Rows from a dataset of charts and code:
---+---
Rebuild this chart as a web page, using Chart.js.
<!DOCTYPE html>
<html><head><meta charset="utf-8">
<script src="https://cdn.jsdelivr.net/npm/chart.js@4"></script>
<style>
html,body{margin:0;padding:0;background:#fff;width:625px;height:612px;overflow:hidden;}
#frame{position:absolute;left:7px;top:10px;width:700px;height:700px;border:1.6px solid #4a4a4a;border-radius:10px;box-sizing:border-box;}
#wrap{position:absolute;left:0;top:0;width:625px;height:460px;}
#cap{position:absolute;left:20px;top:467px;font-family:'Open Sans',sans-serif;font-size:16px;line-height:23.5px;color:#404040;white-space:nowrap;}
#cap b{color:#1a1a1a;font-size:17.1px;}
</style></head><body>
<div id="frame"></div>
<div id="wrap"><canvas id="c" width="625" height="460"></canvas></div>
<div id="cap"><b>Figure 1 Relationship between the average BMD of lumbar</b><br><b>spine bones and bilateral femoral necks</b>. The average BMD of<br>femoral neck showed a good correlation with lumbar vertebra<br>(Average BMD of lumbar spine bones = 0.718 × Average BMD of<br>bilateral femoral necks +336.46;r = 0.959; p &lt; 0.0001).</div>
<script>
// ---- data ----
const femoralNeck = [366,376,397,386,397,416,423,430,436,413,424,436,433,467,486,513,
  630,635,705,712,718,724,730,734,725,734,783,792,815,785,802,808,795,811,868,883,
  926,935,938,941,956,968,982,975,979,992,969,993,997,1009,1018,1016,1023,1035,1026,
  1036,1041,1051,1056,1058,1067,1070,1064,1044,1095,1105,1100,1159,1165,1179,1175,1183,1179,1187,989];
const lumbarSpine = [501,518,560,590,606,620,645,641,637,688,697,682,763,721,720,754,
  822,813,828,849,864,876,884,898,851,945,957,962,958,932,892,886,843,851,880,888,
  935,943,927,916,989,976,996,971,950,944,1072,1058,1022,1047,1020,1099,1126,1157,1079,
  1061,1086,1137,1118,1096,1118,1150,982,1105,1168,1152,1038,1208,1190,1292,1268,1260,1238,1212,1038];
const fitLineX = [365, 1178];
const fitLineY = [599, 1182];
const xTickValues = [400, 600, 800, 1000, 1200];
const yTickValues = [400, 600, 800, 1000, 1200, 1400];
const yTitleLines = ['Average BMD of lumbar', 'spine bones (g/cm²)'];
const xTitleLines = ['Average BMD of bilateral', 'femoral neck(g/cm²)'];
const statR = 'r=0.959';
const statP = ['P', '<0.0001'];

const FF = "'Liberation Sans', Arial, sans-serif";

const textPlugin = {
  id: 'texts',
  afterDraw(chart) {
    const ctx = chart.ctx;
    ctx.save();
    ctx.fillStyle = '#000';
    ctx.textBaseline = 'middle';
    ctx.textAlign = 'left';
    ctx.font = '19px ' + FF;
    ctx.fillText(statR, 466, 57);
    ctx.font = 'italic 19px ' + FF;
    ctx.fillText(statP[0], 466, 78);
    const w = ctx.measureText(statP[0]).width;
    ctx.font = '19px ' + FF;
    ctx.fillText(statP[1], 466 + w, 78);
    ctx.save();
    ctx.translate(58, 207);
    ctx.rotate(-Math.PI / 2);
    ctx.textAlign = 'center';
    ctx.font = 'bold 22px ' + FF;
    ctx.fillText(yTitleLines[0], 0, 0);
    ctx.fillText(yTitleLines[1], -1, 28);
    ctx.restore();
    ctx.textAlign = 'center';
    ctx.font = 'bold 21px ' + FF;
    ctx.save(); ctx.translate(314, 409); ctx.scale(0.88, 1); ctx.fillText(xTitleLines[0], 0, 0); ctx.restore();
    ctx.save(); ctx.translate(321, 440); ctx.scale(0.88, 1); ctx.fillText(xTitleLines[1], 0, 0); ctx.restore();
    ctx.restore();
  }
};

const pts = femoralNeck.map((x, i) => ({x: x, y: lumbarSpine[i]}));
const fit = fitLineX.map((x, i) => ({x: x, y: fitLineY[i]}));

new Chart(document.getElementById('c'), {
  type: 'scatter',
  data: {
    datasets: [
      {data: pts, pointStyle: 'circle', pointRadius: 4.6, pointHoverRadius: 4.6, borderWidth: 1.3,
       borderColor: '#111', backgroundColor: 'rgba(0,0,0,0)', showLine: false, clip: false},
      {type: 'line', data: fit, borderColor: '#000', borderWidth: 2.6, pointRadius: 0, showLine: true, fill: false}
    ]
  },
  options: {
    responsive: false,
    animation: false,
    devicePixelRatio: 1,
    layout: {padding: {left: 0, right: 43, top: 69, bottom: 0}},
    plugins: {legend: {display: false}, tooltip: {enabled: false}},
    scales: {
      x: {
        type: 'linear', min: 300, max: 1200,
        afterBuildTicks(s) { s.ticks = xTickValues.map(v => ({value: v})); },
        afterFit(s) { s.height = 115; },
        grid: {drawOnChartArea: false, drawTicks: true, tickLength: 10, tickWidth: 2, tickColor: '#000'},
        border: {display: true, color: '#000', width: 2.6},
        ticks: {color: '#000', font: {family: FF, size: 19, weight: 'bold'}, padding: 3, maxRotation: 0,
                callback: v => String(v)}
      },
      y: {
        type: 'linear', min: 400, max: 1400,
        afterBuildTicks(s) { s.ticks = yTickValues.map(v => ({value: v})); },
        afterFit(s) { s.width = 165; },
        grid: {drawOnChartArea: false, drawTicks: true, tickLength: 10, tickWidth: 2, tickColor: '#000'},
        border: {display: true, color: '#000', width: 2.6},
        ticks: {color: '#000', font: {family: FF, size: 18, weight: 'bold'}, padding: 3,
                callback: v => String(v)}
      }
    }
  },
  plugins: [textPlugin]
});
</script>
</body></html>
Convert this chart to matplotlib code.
---+---
YOUR INSTRUCTIONS –
The records above are to be copied in full, exactly as written.

RESULT OF THE TASK –
Rebuild this chart as a web page, using Chart.js.
<!DOCTYPE html>
<html><head><meta charset="utf-8">
<script src="https://cdn.jsdelivr.net/npm/chart.js@4"></script>
<style>
html,body{margin:0;padding:0;background:#fff;width:625px;height:612px;overflow:hidden;}
#frame{position:absolute;left:7px;top:10px;width:700px;height:700px;border:1.6px solid #4a4a4a;border-radius:10px;box-sizing:border-box;}
#wrap{position:absolute;left:0;top:0;width:625px;height:460px;}
#cap{position:absolute;left:20px;top:467px;font-family:'Open Sans',sans-serif;font-size:16px;line-height:23.5px;color:#404040;white-space:nowrap;}
#cap b{color:#1a1a1a;font-size:17.1px;}
</style></head><body>
<div id="frame"></div>
<div id="wrap"><canvas id="c" width="625" height="460"></canvas></div>
<div id="cap"><b>Figure 1 Relationship between the average BMD of lumbar</b><br><b>spine bones and bilateral femoral necks</b>. The average BMD of<br>femoral neck showed a good correlation with lumbar vertebra<br>(Average BMD of lumbar spine bones = 0.718 × Average BMD of<br>bilateral femoral necks +336.46;r = 0.959; p &lt; 0.0001).</div>
<script>
// ---- data ----
const femoralNeck = [366,376,397,386,397,416,423,430,436,413,424,436,433,467,486,513,
  630,635,705,712,718,724,730,734,725,734,783,792,815,785,802,808,795,811,868,883,
  926,935,938,941,956,968,982,975,979,992,969,993,997,1009,1018,1016,1023,1035,1026,
  1036,1041,1051,1056,1058,1067,1070,1064,1044,1095,1105,1100,1159,1165,1179,1175,1183,1179,1187,989];
const lumbarSpine = [501,518,560,590,606,620,645,641,637,688,697,682,763,721,720,754,
  822,813,828,849,864,876,884,898,851,945,957,962,958,932,892,886,843,851,880,888,
  935,943,927,916,989,976,996,971,950,944,1072,1058,1022,1047,1020,1099,1126,1157,1079,
  1061,1086,1137,1118,1096,1118,1150,982,1105,1168,1152,1038,1208,1190,1292,1268,1260,1238,1212,1038];
const fitLineX = [365, 1178];
const fitLineY = [599, 1182];
const xTickValues = [400, 600, 800, 1000, 1200];
const yTickValues = [400, 600, 800, 1000, 1200, 1400];
const yTitleLines = ['Average BMD of lumbar', 'spine bones (g/cm²)'];
const xTitleLines = ['Average BMD of bilateral', 'femoral neck(g/cm²)'];
const statR = 'r=0.959';
const statP = ['P', '<0.0001'];

const FF = "'Liberation Sans', Arial, sans-serif";

const textPlugin = {
  id: 'texts',
  afterDraw(chart) {
    const ctx = chart.ctx;
    ctx.save();
    ctx.fillStyle = '#000';
    ctx.textBaseline = 'middle';
    ctx.textAlign = 'left';
    ctx.font = '19px ' + FF;
    ctx.fillText(statR, 466, 57);
    ctx.font = 'italic 19px ' + FF;
    ctx.fillText(statP[0], 466, 78);
    const w = ctx.measureText(statP[0]).width;
    ctx.font = '19px ' + FF;
    ctx.fillText(statP[1], 466 + w, 78);
    ctx.save();
    ctx.translate(58, 207);
    ctx.rotate(-Math.PI / 2);
    ctx.textAlign = 'center';
    ctx.font = 'bold 22px ' + FF;
    ctx.fillText(yTitleLines[0], 0, 0);
    ctx.fillText(yTitleLines[1], -1, 28);
    ctx.restore();
    ctx.textAlign = 'center';
    ctx.font = 'bold 21px ' + FF;
    ctx.save(); ctx.translate(314, 409); ctx.scale(0.88, 1); ctx.fillText(xTitleLines[0], 0, 0); ctx.restore();
    ctx.save(); ctx.translate(321, 440); ctx.scale(0.88, 1); ctx.fillText(xTitleLines[1], 0, 0); ctx.restore();
    ctx.restore();
  }
};

const pts = femoralNeck.map((x, i) => ({x: x, y: lumbarSpine[i]}));
const fit = fitLineX.map((x, i) => ({x: x, y: fitLineY[i]}));

new Chart(document.getElementById('c'), {
  type: 'scatter',
  data: {
    datasets: [
      {data: pts, pointStyle: 'circle', pointRadius: 4.6, pointHoverRadius: 4.6, borderWidth: 1.3,
       borderColor: '#111', backgroundColor: 'rgba(0,0,0,0)', showLine: false, clip: false},
      {type: 'line', data: fit, borderColor: '#000', borderWidth: 2.6, pointRadius: 0, showLine: true, fill: false}
    ]
  },
  options: {
    responsive: false,
    animation: false,
    devicePixelRatio: 1,
    layout: {padding: {left: 0, right: 43, top: 69, bottom: 0}},
    plugins: {legend: {display: false}, tooltip: {enabled: false}},
    scales: {
      x: {
        type: 'linear', min: 300, max: 1200,
        afterBuildTicks(s) { s.ticks = xTickValues.map(v => ({value: v})); },
        afterFit(s) { s.height = 115; },
        grid: {drawOnChartArea: false, drawTicks: true, tickLength: 10, tickWidth: 2, tickColor: '#000'},
        border: {display: true, color: '#000', width: 2.6},
        ticks: {color: '#000', font: {family: FF, size: 19, weight: 'bold'}, padding: 3, maxRotation: 0,
                callback: v => String(v)}
      },
      y: {
        type: 'linear', min: 400, max: 1400,
        afterBuildTicks(s) { s.ticks = yTickValues.map(v => ({value: v})); },
        afterFit(s) { s.width = 165; },
        grid: {drawOnChartArea: false, drawTicks: true, tickLength: 10, tickWidth: 2, tickColor: '#000'},
        border: {display: true, color: '#000', width: 2.6},
        ticks: {color: '#000', font: {family: FF, size: 18, weight: 'bold'}, padding: 3,
                callback: v => String(v)}
      }
    }
  },
  plugins: [textPlugin]
});
</script>
</body></html>
Convert this chart to matplotlib code.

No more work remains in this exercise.